Treasuries provide one recent example of this phenomena. In December of 2008, demand for three month Treasuries skyrocketed so much that yields actually went negative for a brief period of time before cooler heads prevailed and realized paying $1.01 today for $1.00 three months from now made no sense. Buyers caught up in the frenzy lost track of the fact that the Treasury market does not exist to provide a zero-risk piggy bank for investors to stash an unlimited amount of money. It exists to produce cash for the government when it needs to borrow funds. When it has what it needs, supply goes to zero. When the number of investors needing an extremely low risk place to keep cash for short intervals is relatively small, the Treasury market satisfies that need as a side-effect of the government meeting its fiscal needs. When the demand for short term safety drastically outweighs the government's need for short term cash, the mechanism breaks down from the perspective of the investor seeking a safe haven.

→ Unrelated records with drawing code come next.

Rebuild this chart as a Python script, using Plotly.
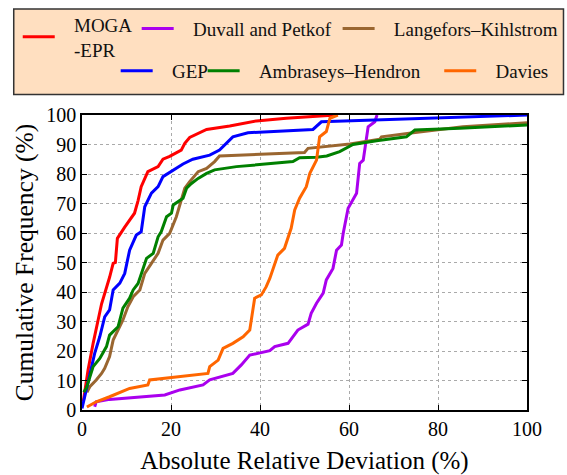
import plotly.graph_objects as go

# Cumulative frequency curves of absolute relative deviation (%) for each model
moga_x = [0.3, 1.35, 2.5, 4.4, 6.2, 7.0, 7.5, 7.95, 9.6, 11.8, 12.6, 13.3, 14.8, 17.1, 18.2, 19.7,
          22.3, 23.1, 24.2, 26.1, 28, 33.2, 39.2, 45.9, 53.4, 57]
moga_y = [3, 13.5, 22.6, 36, 45, 49.7, 50, 58.2, 62, 66.7, 71, 75.7, 80.8, 82.5, 85, 86,
          88.1, 90.4, 92.4, 93.8, 95.1, 96.3, 98, 98.9, 99.7, 100]

gep_x = [0, 1, 2.85, 4, 5.1, 6.2, 7, 8.5, 9.6, 10.7, 12.2, 13.3, 14.1, 15.6, 17.1, 18.2, 20.1,
         22.7, 24.9, 28.7, 30.9, 33.9, 37.3, 51.9, 53.8, 100]
gep_y = [0.5, 6.8, 19.2, 24.9, 31.6, 33.9, 40.7, 43, 46.3, 54.2, 59.3, 60.4, 68.9, 73.5, 75.7,
         79.1, 81, 83.4, 85, 86.4, 88.1, 92.6, 94, 95.1, 97.7, 100]

duvall_x = [2.85, 3.2, 6.2, 18.6, 22, 27.2, 28.7, 33.9, 35.8, 37.7, 42.2, 43.3, 46.3, 48.5, 50.8,
            51.5, 52.7, 54.2, 54.9, 56.4, 57.2, 58.3, 58.7, 59.8, 61.7, 62.4, 63.2, 64.3, 65.8, 66.3]
duvall_y = [1.1, 2.8, 3.6, 5.1, 6.8, 8.5, 10.2, 12.4, 15.3, 18.6, 20.1, 21.5, 22.6, 27.1, 29.1,
            32.8, 36.2, 39.6, 44.1, 48, 54.2, 55.9, 59.9, 68.4, 73.5, 83.6, 84.7, 96, 97.7, 100]

ambraseys_x = [0.4, 1, 2.5, 4, 5.5, 6.2, 8.1, 9.2, 10.7, 11.5, 12.6, 13.3, 14.5, 16, 17.1, 17.8,
               19, 20.1, 20.5, 22.7, 23.5, 24.6, 26.1, 28, 29.8, 34.7, 47.4, 48.9, 52.7, 55, 57.9,
               60.9, 66.2, 72.9, 74.8, 84.9, 100]
ambraseys_y = [6, 7.5, 14.7, 17.5, 21.5, 25.4, 28.2, 34.5, 37.9, 40.7, 42.9, 46.3, 51.4, 53.1,
               58.7, 60.4, 65.5, 66.7, 69.5, 71.8, 75.2, 76.8, 78.5, 80.2, 81.4, 82.5, 84.2, 85.5,
               85.7, 86.1, 87.6, 90, 91.3, 92.6, 94.9, 95.5, 96.6]

langefors_x = [1.1, 1.75, 3.2, 4.4, 5.1, 6.2, 7, 8.1, 9.2, 10.3, 11.5, 13, 14.1, 15.6, 17.1, 18.2,
               19.7, 21.2, 21.9, 23.1, 24.2, 26.1, 28, 29.8, 30.9, 50, 50.8, 60.2, 66.9, 67.3,
               74.4, 85.6, 100]
langefors_y = [6, 7.9, 10.2, 12.4, 14.1, 18.1, 23.7, 27.1, 30.5, 35, 38.4, 40.7, 46.3, 49.7, 53.1,
               57.6, 59.9, 65.5, 68.9, 75.2, 77.4, 80.8, 81.9, 84.2, 86.1, 87.3, 88.7, 90.2, 91.8,
               92.6, 94, 96, 97.4]

davies_x = [1.1, 3.2, 6.2, 10.7, 14.8, 15.2, 28.3, 28.7, 30.6, 31.7, 33.9, 36.2, 37.7, 38.3, 38.8,
            40.3, 41.4, 42.2, 42.9, 44, 45.5, 46.3, 47, 47.8, 48.9, 50.4, 51.2, 52.7, 53.4, 54.9,
            55.7, 57.5]
davies_y = [1, 2.8, 4.5, 7.3, 8.5, 10.2, 12.4, 14.7, 16.9, 20.9, 22.6, 24.8, 27.1, 32.8, 37.9,
            39, 41.8, 44.6, 47.5, 52.5, 54.8, 58.7, 61.6, 67.8, 71.8, 75.7, 80.2, 84.7, 92.6, 94.4,
            98.9, 100]

x_ticks = [0, 20, 40, 60, 80, 100]
y_ticks = [0, 10, 20, 30, 40, 50, 60, 70, 80, 90, 100]

FONT = "Times New Roman, Liberation Serif, Tinos, serif"
PAD = "\u00a0\u00a0\u00a0"  # space between legend key and its label

# name, x, y, colour, legend id, legend anchor (paper x, paper y)
series = [
    (PAD + "MOGA<br>" + PAD + "-EPR", moga_x, moga_y, "#ff0000", "legend", (-0.1444, 1.371)),
    (PAD + "Duvall and Petkof", duvall_x, duvall_y, "#aa00ee", "legend2", (0.1229, 1.357)),
    (PAD + "Langefors–Kihlstrom", langefors_x, langefors_y, "#9a6630", "legend3", (0.5744, 1.357)),
    (PAD + "GEP", gep_x, gep_y, "#0000ff", "legend4", (0.0757, 1.214)),
    (PAD + "Ambraseys–Hendron", ambraseys_x, ambraseys_y, "#008000", "legend5", (0.2711, 1.214)),
    (PAD + "Davies", davies_x, davies_y, "#ff6600", "legend6", (0.8028, 1.214)),
]

fig = go.Figure()
legends = {}
for name, xs, ys, color, leg, (lx, ly) in series:
    fig.add_trace(go.Scatter(x=xs, y=ys, mode="lines", name=name, legend=leg, showlegend=True,
                             line=dict(color=color, width=3)))
    legends[leg] = dict(x=lx, y=ly, xanchor="left", yanchor="top", xref="paper", yref="paper",
                        bgcolor="rgba(0,0,0,0)", borderwidth=0, itemwidth=32, valign="middle",
                        font=dict(family=FONT, size=19, color="#111111"))

fig.update_layout(showlegend=True, **legends)

# legend frame
fig.add_shape(type="rect", xref="paper", yref="paper", x0=-0.1534, x1=1.082, y0=1.0695, y1=1.359,
              fillcolor="#ffdfc0", line=dict(color="#333333", width=1.5), layer="below")

axis_common = dict(
    showline=True, linecolor="black", linewidth=1.5, mirror="ticks",
    ticks="inside", ticklen=5, tickcolor="black",
    showgrid=True, gridcolor="#aaaaaa", gridwidth=1, griddash="3px,3px",
    zeroline=False, tickfont=dict(family=FONT, size=20, color="black"),
)

fig.update_xaxes(range=[0, 100], tickvals=x_ticks, **axis_common,
                 title=dict(text="Absolute Relative Deviation (%)",
                            font=dict(family=FONT, size=25, color="black"), standoff=17))
fig.update_yaxes(range=[0, 100], tickvals=y_ticks, **axis_common,
                 title=dict(text="Cumulative Frequency (%)",
                            font=dict(family=FONT, size=25.5, color="black"), standoff=5))

fig.update_layout(
    width=567, height=475,
    margin=dict(l=82, r=40, t=115, b=65, autoexpand=False),
    paper_bgcolor="white", plot_bgcolor="white",
    font=dict(family=FONT),
)

fig.write_html("out.html")
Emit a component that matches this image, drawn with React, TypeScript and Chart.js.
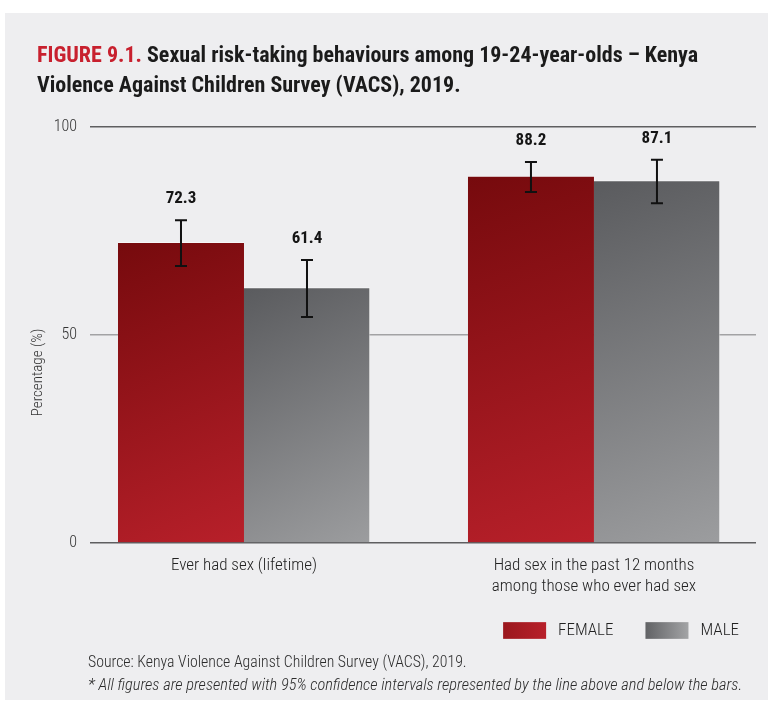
import React, { useEffect, useRef } from 'react';
import { Chart, registerables } from 'chart.js';

Chart.register(...registerables);

const categories: string[][] = [
  ['Ever had sex (lifetime)'],
  ['Had sex in the past 12 months', 'among those who ever had sex'],
];
const seriesNames = ['FEMALE', 'MALE'];
const femaleValues = [72.3, 88.2];
const maleValues = [61.4, 87.1];
const femaleLow = [66.6, 84.4];
const femaleHigh = [77.6, 91.6];
const maleLow = [54.3, 81.7];
const maleHigh = [68.0, 92.1];
const yTicks = [0, 50, 100];

const COND = '"Roboto Condensed", "DejaVu Sans Condensed", sans-serif';

export default function App() {
  const ref = useRef<HTMLCanvasElement>(null);

  useEffect(() => {
    const canvas = ref.current!;
    const ctxMain = canvas.getContext('2d')!;
    const highs = [femaleHigh, maleHigh];
    const lows = [femaleLow, maleLow];
    const solid = ['#9c161c', '#7d7e81'];
    const grad = [
      ['#760a0d', '#b8202a'],
      ['#5a5b5e', '#9c9d9f'],
    ];
    const legendGrad = [
      ['#9a171d', '#b8202a'],
      ['#616265', '#a3a4a6'],
    ];
    const BAR = 126;
    const SW = 43;
    const SW_OFF = 7;

    const barColor = (di: number) => (context: any) => {
      if (context.type !== 'data') return solid[di];
      const chart = context.chart;
      const xs = chart.scales.x;
      const ys = chart.scales.y;
      if (!xs || !ys || !chart.chartArea) return solid[di];
      const cx = xs.getPixelForValue(context.dataIndex) + (di === 0 ? -BAR / 2 : BAR / 2);
      const top = ys.getPixelForValue(context.raw.y);
      const bottom = ys.getPixelForValue(0);
      if (!isFinite(cx) || !isFinite(top)) return solid[di];
      const g = ctxMain.createLinearGradient(cx - BAR / 2, top, cx + BAR / 2, bottom);
      g.addColorStop(0, grad[di][0]);
      g.addColorStop(1, grad[di][1]);
      return g;
    };

    const errorPlugin = {
      id: 'errorBars',
      afterDatasetsDraw(chart: any) {
        const ctx = chart.ctx;
        const ys = chart.scales.y;
        ctx.save();
        chart.data.datasets.forEach((ds: any, di: number) => {
          const meta = chart.getDatasetMeta(di);
          meta.data.forEach((bar: any, i: number) => {
            const x = bar.x;
            const yh = ys.getPixelForValue(highs[di][i]);
            const yl = ys.getPixelForValue(lows[di][i]);
            ctx.strokeStyle = '#111';
            ctx.lineWidth = 2;
            ctx.beginPath();
            ctx.moveTo(x, yh);
            ctx.lineTo(x, yl);
            ctx.moveTo(x - 6, yh);
            ctx.lineTo(x + 6, yh);
            ctx.moveTo(x - 6, yl);
            ctx.lineTo(x + 6, yl);
            ctx.stroke();
            ctx.fillStyle = '#151515';
            ctx.font = `bold 17px ${COND}`;
            ctx.textAlign = 'center';
            ctx.textBaseline = 'middle';
            ctx.fillText(ds.data[i].y.toFixed(1), x, yh - 21);
          });
        });
        ctx.restore();
      },
      afterDraw(chart: any) {
        const ctx = chart.ctx;
        const area = chart.chartArea;
        ctx.save();
        ctx.translate(38, area.top + (area.bottom - area.top) * 0.59);
        ctx.rotate(-Math.PI / 2);
        ctx.fillStyle = '#333';
        ctx.font = `300 15px ${COND}`;
        ctx.textAlign = 'center';
        ctx.textBaseline = 'middle';
        ctx.fillText('Percentage (%)', 0, 0);
        ctx.restore();
        const lg = chart.legend;
        if (lg && lg.legendHitBoxes) {
          const bh = lg.options.labels.boxHeight;
          lg.legendHitBoxes.forEach((hb: any, i: number) => {
            const top = hb.top + (hb.height - bh) / 2;
            const left = hb.left + SW_OFF;
            const g = ctx.createLinearGradient(left, 0, left + SW, 0);
            g.addColorStop(0, legendGrad[i][0]);
            g.addColorStop(1, legendGrad[i][1]);
            ctx.fillStyle = g;
            ctx.fillRect(left, top, SW, bh);
          });
        }
      },
    };

    const chart = new Chart(canvas, {
      type: 'bar',
      data: {
        datasets: [
          {
            label: seriesNames[0],
            data: femaleValues.map((v, i) => ({ x: i, y: v })),
            backgroundColor: barColor(0),
            borderColor: 'rgba(255,255,255,0.45)',
            borderWidth: { top: 1, left: 0, right: 0, bottom: 0 },
            borderSkipped: false,
          },
          {
            label: seriesNames[1],
            data: maleValues.map((v, i) => ({ x: i, y: v })),
            backgroundColor: barColor(1),
            borderColor: 'rgba(255,255,255,0.45)',
            borderWidth: { top: 1, left: 0, right: 1, bottom: 0 },
            borderSkipped: false,
          },
        ],
      },
      options: {
        responsive: false,
        animation: false,
        barThickness: BAR,
        layout: { padding: { top: 127, right: 4, bottom: 60, left: 0 } },
        scales: {
          x: {
            type: 'linear',
            offset: false,
            min: -0.44,
            max: 1.463,
            afterBuildTicks: (s: any) => {
              s.ticks = categories.map((_, i) => ({ value: i }));
            },
            afterFit: (s: any) => {
              s.height = 54;
            },
            grid: { display: false, drawTicks: false },
            border: { display: false },
            ticks: {
              autoSkip: false,
              maxRotation: 0,
              padding: 13,
              color: '#222',
              font: { family: COND, size: 17, weight: '300', lineHeight: 1.2 },
              callback: (v: any) => categories[v as number] ?? '',
            },
          },
          y: {
            min: 0,
            max: 100,
            afterBuildTicks: (s: any) => {
              s.ticks = yTicks.map((v) => ({ value: v }));
            },
            afterFit: (s: any) => {
              s.width = 90;
            },
            grid: {
              drawTicks: false,
              lineWidth: 1.5,
              color: (c: any) => (c.tick && c.tick.value === 50 ? '#a2a2a4' : '#5e5e60'),
            },
            border: { display: false },
            ticks: {
              padding: 13,
              color: '#333',
              font: { family: COND, size: 16, weight: '300' },
            },
          },
          yRightSpace: {
            position: 'right',
            display: true,
            grid: { display: false, drawTicks: false },
            border: { display: false },
            ticks: { display: false },
            afterFit: (s: any) => {
              s.width = 8;
            },
          },
        },
        plugins: {
          tooltip: { enabled: false },
          legend: {
            position: 'bottom',
            align: 'end',
            labels: {
              boxWidth: 46.5 + SW_OFF,
              boxHeight: 16.7,
              padding: 25,
              color: '#222',
              font: { family: COND, size: 17, weight: '300' },
              generateLabels: (c: any) =>
                (Chart.defaults.plugins.legend.labels.generateLabels as any)(c).map((l: any) => ({
                  ...l,
                  fillStyle: 'rgba(0,0,0,0)',
                  strokeStyle: 'rgba(0,0,0,0)',
                  lineWidth: 0,
                })),
            },
          },
        },
      } as any,
      plugins: [errorPlugin],
    });
    return () => chart.destroy();
  }, []);

  return (
    <div style={{ position: 'absolute', left: 0, top: 0, width: 768, height: 709, background: '#fff', overflow: 'hidden' }}>
      <div style={{ position: 'absolute', left: 5, top: 13, width: 763, height: 687, background: '#eeeef0' }} />
      <canvas ref={ref} width={768} height={709} style={{ position: 'absolute', left: 0, top: 0, width: 768, height: 709 }} />
      <div
        style={{
          position: 'absolute',
          left: 37,
          top: 40,
          fontFamily: COND,
          fontWeight: 700,
          fontSize: 22,
          lineHeight: '30px',
          color: '#1b1b1b',
          whiteSpace: 'nowrap',
        }}
      >
        <span style={{ color: '#c8202e' }}>FIGURE 9.1.</span> Sexual risk-taking behaviours among 19-24-year-olds – Kenya
        <br />
        Violence Against Children Survey (VACS), 2019.
      </div>
      <div style={{ position: 'absolute', left: 88, top: 650, fontFamily: COND, fontWeight: 300, lineHeight: '23px', color: '#2b2b2b', whiteSpace: 'nowrap' }}>
        <div style={{ fontSize: 15.8 }}>Source: Kenya Violence Against Children Survey (VACS), 2019.</div>
        <div style={{ fontSize: 16.4, fontStyle: 'italic' }}>* All figures are presented with 95% confidence intervals represented by the line above and below the bars.</div>
      </div>
    </div>
  );
}
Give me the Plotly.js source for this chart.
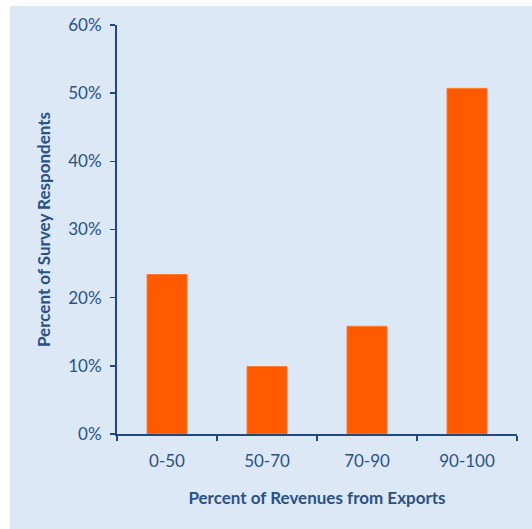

Treasuries aren't the only example. Between summer 2007 and summer 2008, investors looking for both safety and quick profits piled into crude oil and drove the price to $145 dollars before reality kicked in and the price dropped like a stone -- 75 percent in five months. Demand didn't drop 75% but the distortion created by an influx of cash from speculators trying to avoid liquidity issues in other segments (MBSs / CDOs) evaporated once the mismatch between supply and demand became too large to ignore.
When markets are volatile and people feel economically insecure, the psychological urge to look for a "lifeboat" is not only unavoidable, it's a rational reaction. However, a quick look at another common "lifeboat" investment -- gold -- points out that every lifeboat has its limits. For those first entering the lifeboat who are able to time a graceful exit, lifeboats can be extremely profitable. However, making money off a lifeboat is vastly different than PRESERVING money in a lifeboat. Understanding the difference requires understanding three key factors:
1) how big is the lifeboat?
2) what is it good for?
3) when does a lifeboat make sense?
How Big Is the Lifeboat?
Here are some basic facts about gold:
* there are roughly 145,000 metric tonnes of gold in existence as of 2001 (#1)
* precious metals like gold, silver and platinum are measured in troy ounces (12 troy ounces per pound)
* there are 32,150 troy ounces per metric ton
* the price of gold as of June 14, 2009 is $937.05 per troy ounce or $30,126,157.50 per tonne
Thus, the total value of all known gold reserves in the world is $4,368,292,837,500 or $4.4 trillion dollars. A staggering amount of money.
Or is it?
The gross domestic product of the United States for 2008 was $14.29 trillion (#2). For the European Union, $18.39 trillion (#3). For the world, $60.69 trillion (also #3). Hmmm. That means all gold reserves are only worth about 7.25 percent of yearly economic activity.
What Is It Good For?
The answer isn't "absolutely nothing" but the correct answer is much less obvious than it would appear to casual investors. Gold obviously has decorative value as it has for centuries in jewelry and it has some utilitarian value in dentistry and as a conductor in computer circuit boards, etc. For most people, gold's true value is perhaps its most intangible -- as the ultimate, perfect medium of exchange -- MONEY. Gold is worth something because it's gold and it's always been worth something.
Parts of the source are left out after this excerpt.